Mankowski was asked to testify specifically about Form 1099-K and the use of payment card information for compliance efforts.
In recent years, there has been a change in the way that business is conducted, he observed. Businesses that formerly accepted only cash or checks now accept credit cards. “The related fees have simply become yet another cost of doing business—and another element of taxpayer burden,” he indicated.
“Even after researching the processing firms to obtain the best processing rates, they learn that MasterCard and Visa have different merchant fees when compared to American Express and Discover,” he said. “If the consumer uses a credit card that includes member programs or ‘points,’ an even higher processing rate may be charged by the merchant bank.”
Under a 2008 law, the processing companies had to begin reporting credit card receipts to the IRS and the merchant in 2011 and had to add the reporting of the number of monthly transactions for 2012.
Form 1099-K, Merchant Card and Third Party Network Payments, must be issued by a payment processor once a merchant has 200 transactions and sales of at least $20,000 annually.
“The Form 1099-K has been a new source of taxpayer burden for the small business owner,” Mankowski maintained. “Trying to accurately track revenue in the same way as the 1099-K presents data would result in an accounting nightmare. To further complicate the record keeping, businesses receive a Form 1099-K for each specific payment processor.”
Of course, the form does not account for gratuities, sales tax or returns. “For example, if my wife buys me a snow shovel and I decide to return it because it doesn’t have the bend in it to help my back, there’s no way for the merchant to reflect this on Form 1099-K,” he said.
The IRS instituted a pilot matching program for the 2015 filing season called the Payment Mix Comparison Tool. The PMCT program compares payment data from payment settlement entities such as credit card companies with income reported by small businesses. However, the IRS has not clearly defined the stages of the pilot or measurable goals that it can use to determine when the pilot moves from one state to the next, or if it should move, according to the Government Accountability Office.

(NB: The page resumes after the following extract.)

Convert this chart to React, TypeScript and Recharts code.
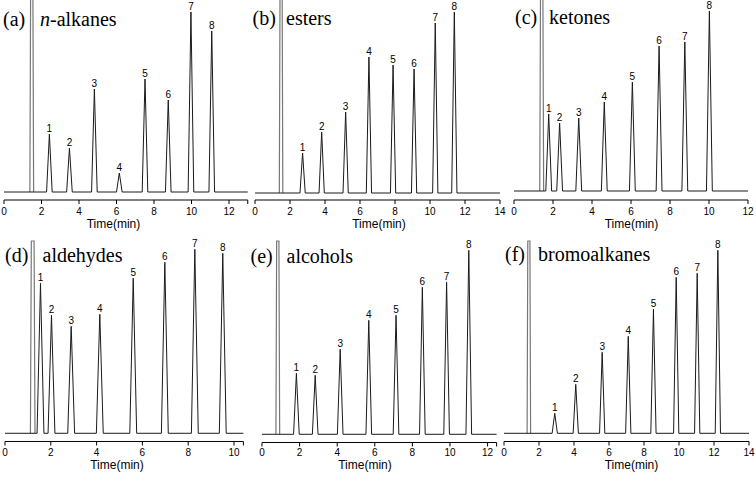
// Six GC chromatograms (a)-(f) laid out in a 2x3 grid, one LineChart per panel.

import { LineChart, Line, XAxis, YAxis, LabelList } from "recharts";

const SANS = "Liberation Sans, Arial, sans-serif";
const SERIF = "Liberation Serif, Times New Roman, serif";

// retention times (min) and peak heights (arbitrary units) for compounds 1-8
const alkaneTimes = [2.42, 3.49, 4.82, 6.15, 7.52, 8.76, 9.97, 11.08];
const alkaneHeights = [58, 44, 103, 19, 113, 92, 180, 161];

const esterTimes = [2.72, 3.81, 5.18, 6.51, 7.89, 9.09, 10.3, 11.39];
const esterHeights = [40, 61, 81, 136, 128, 124, 170, 181];

const ketoneTimes = [1.78, 2.34, 3.32, 4.63, 6.07, 7.44, 8.76, 10.02];
const ketoneHeights = [77, 68, 73, 89, 109, 145, 149, 180];

const aldehydeTimes = [1.55, 2.03, 2.89, 4.14, 5.6, 6.98, 8.29, 9.51];
const aldehydeHeights = [150, 118, 107, 119, 155, 171, 184, 180];

const alcoholTimes = [1.83, 2.83, 4.16, 5.68, 7.13, 8.53, 9.82, 11.0];
const alcoholHeights = [61, 59, 85, 114, 119, 147, 152, 184];

const bromoTimes = [2.9, 4.1, 5.61, 7.1, 8.54, 9.84, 11.04, 12.22];
const bromoHeights = [20, 49, 81, 97, 124, 156, 160, 183];

// solvent peak retention time for each panel (a..f)
const solventTimes = [1.48, 1.49, 1.42, 1.21, 0.84, 1.42];

const tickSets = [
  [0, 2, 4, 6, 8, 10, 12],
  [0, 2, 4, 6, 8, 10, 12, 14],
  [0, 2, 4, 6, 8, 10, 12],
  [0, 2, 4, 6, 8, 10],
  [0, 2, 4, 6, 8, 10, 12],
  [0, 2, 4, 6, 8, 10, 12, 14],
];

const ML = 12;
const MR = 12;
const MT = 14;
const AXIS_H = 28;
const HALF = 0.15;

type Pt = { t: number; v: number; num?: string };

function buildTrace(times: number[], heights: number[], end: number): Pt[] {
  const pts: Pt[] = [{ t: 0, v: 0 }];
  times.forEach((t, i) => {
    pts.push({ t: t - HALF, v: 0 });
    pts.push({ t, v: heights[i], num: String(i + 1) });
    pts.push({ t: t + HALF, v: 0 });
  });
  pts.push({ t: end, v: 0 });
  return pts;
}

function buildSolvent(t: number, top: number): Pt[] {
  return [
    { t: t - 0.1, v: 0 },
    { t: t - 0.06, v: top },
    { t: t + 0.06, v: top },
    { t: t + 0.1, v: 0 },
  ];
}

const panels = [
  { times: alkaneTimes, heights: alkaneHeights, x0: 4, ppm: 18.75, end: 13, plotTop: -12, axisY: 200, base: 192, tm: 4 },
  { times: esterTimes, heights: esterHeights, x0: 255, ppm: 17.5, end: 14, plotTop: -12, axisY: 200, base: 193, tm: 4 },
  { times: ketoneTimes, heights: ketoneHeights, x0: 514.3, ppm: 19.5, end: 12, plotTop: -12, axisY: 200, base: 191, tm: 4 },
  { times: aldehydeTimes, heights: aldehydeHeights, x0: 4.5, ppm: 22.9, end: 10.41, plotTop: 241, axisY: 441.5, base: 433.3, tm: 3 },
  { times: alcoholTimes, heights: alcoholHeights, x0: 262, ppm: 18.8, end: 12.48, plotTop: 241, axisY: 442.5, base: 434.3, tm: 2 },
  { times: bromoTimes, heights: bromoHeights, x0: 503.5, ppm: 17.5, end: 14, plotTop: 241, axisY: 441.5, base: 433.3, tm: 3 },
];

const titles = [
  { tag: "(a)", tx: 3, nx: 40, y: 26 },
  { tag: "(b)", tx: 252.5, nx: 286, y: 25 },
  { tag: "(c)", tx: 515, nx: 549, y: 24 },
  { tag: "(d)", tx: 5, nx: 42.5, y: 262 },
  { tag: "(e)", tx: 250.5, nx: 286.5, y: 263 },
  { tag: "(f)", tx: 505, nx: 538, y: 261 },
];
const names = ["alkanes", "esters", "ketones", "aldehydes", "alcohols", "bromoalkanes"];

// where the "Time(min)" caption of each panel sits
const axisTitles = [
  { x: 113.5, y: 228 },
  { x: 379, y: 228 },
  { x: 631.5, y: 228 },
  { x: 117, y: 469 },
  { x: 365, y: 469 },
  { x: 631.5, y: 469 },
];

const renderPeakLabel = (props: any) => {
  const { x, y, value } = props;
  if (value === undefined || value === null || value === "") return null;
  return (
    <text x={x} y={y - 2.5} textAnchor="middle" fontSize={10} fontFamily={SANS} fill="#000">
      {value}
    </text>
  );
};

function Panel({ idx }: { idx: number }) {
  const p = panels[idx];
  const plotW = p.ppm * p.end;
  const plotH = p.axisY - p.plotTop;
  const yMin = -(p.axisY - p.base);
  const yMax = p.base - p.plotTop;
  const trace = buildTrace(p.times, p.heights, p.end);
  const solvent = buildSolvent(solventTimes[idx], yMax);
  const ticks = [...tickSets[idx]];
  if (ticks[ticks.length - 1] !== p.end) ticks.push(p.end);

  return (
    <div style={{ position: "absolute", left: p.x0 - ML, top: p.plotTop - MT }}>
      <LineChart
        width={ML + plotW + MR}
        height={MT + plotH + AXIS_H}
        margin={{ top: MT, right: MR, bottom: 0, left: ML }}
      >
        <XAxis
          type="number"
          dataKey="t"
          domain={[0, p.end]}
          ticks={ticks}
          interval={0}
          height={AXIS_H}
          tickSize={4}
          tickMargin={p.tm}
          axisLine={{ stroke: "#000", strokeWidth: 1 }}
          tickLine={{ stroke: "#000", strokeWidth: 1 }}
          tick={{ fontSize: 10, fill: "#000", fontFamily: SANS }}
          tickFormatter={(v: number) => (tickSets[idx].includes(v) ? String(v) : "")}
        />
        <YAxis hide type="number" domain={[yMin, yMax]} />
        <Line
          data={solvent}
          dataKey="v"
          type="linear"
          stroke="#777"
          strokeWidth={1.2}
          dot={false}
          isAnimationActive={false}
        />
        <Line
          data={trace}
          dataKey="v"
          type="linear"
          stroke="#1a1a1a"
          strokeWidth={1}
          dot={false}
          isAnimationActive={false}
        >
          <LabelList dataKey="num" content={renderPeakLabel} />
        </Line>
      </LineChart>
    </div>
  );
}

export default function App() {
  return (
    <div
      style={{
        position: "absolute",
        left: 0,
        top: 0,
        width: 756,
        height: 481,
        overflow: "hidden",
        background: "#fff",
      }}
    >
      {panels.map((_, i) => (
        <Panel key={i} idx={i} />
      ))}
      <svg
        width={756}
        height={481}
        style={{ position: "absolute", left: 0, top: 0, pointerEvents: "none" }}
      >
        {titles.map((tt, i) => (
          <g key={i} fontFamily={SERIF} fontSize={20} fill="#000">
            <text x={tt.tx} y={tt.y}>{tt.tag}</text>
            <text x={tt.nx} y={tt.y}>
              {i === 0 ? (
                <>
                  <tspan fontStyle="italic">n</tspan>-{names[i]}
                </>
              ) : (
                names[i]
              )}
            </text>
          </g>
        ))}
        {axisTitles.map((a, i) => (
          <text key={i} x={a.x} y={a.y} textAnchor="middle" fontSize={12} fontFamily={SANS} fill="#000">
            Time(min)
          </text>
        ))}
      </svg>
    </div>
  );
}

“PMCT accesses the IRS database and compares various ratios for a business with a specific MCC [Merchant Category Code] against the Form 1099-K,” Mankowski said. “The result tells the CPA if the results are within specifications of the database.”
He noted that if the payment processor applies an incorrect MCC code for a business, the PMCT results could be beyond the standard deviation, which may result in an IRS notice. Practitioners viewed with suspicion the program because they believed the IRS could use the data in the future to zero in on noncompliance.
“The PMCT, unfortunately, did not get the expected usage due to a few practitioner concerns,” said Mankowski. “Specifically, the name of the tool was not the best, many practitioners did not believe that the IRS was not tracking the results and the fact that PMCT did not go live until the beginning of February 2015, after most CPAs have completed their training and had already begun preparing tax returns.”
The tax compliance burden faced by small businesses can vary considerably depending upon a number of factors, according to the GAO, which testified at the hearing. “Through its research and outreach activities, IRS is cognizant of the compliance cost to taxpayers and explicitly considers this burden in administering the tax code. IRS’s new payment card matching program has the potential to enhance the agency’s ability to identify noncompliant small business taxpayers while minimizing taxpayer burden. However, IRS has a long road ahead in determining whether, and how, the payment card pilot program and its many activities can be fully implemented.”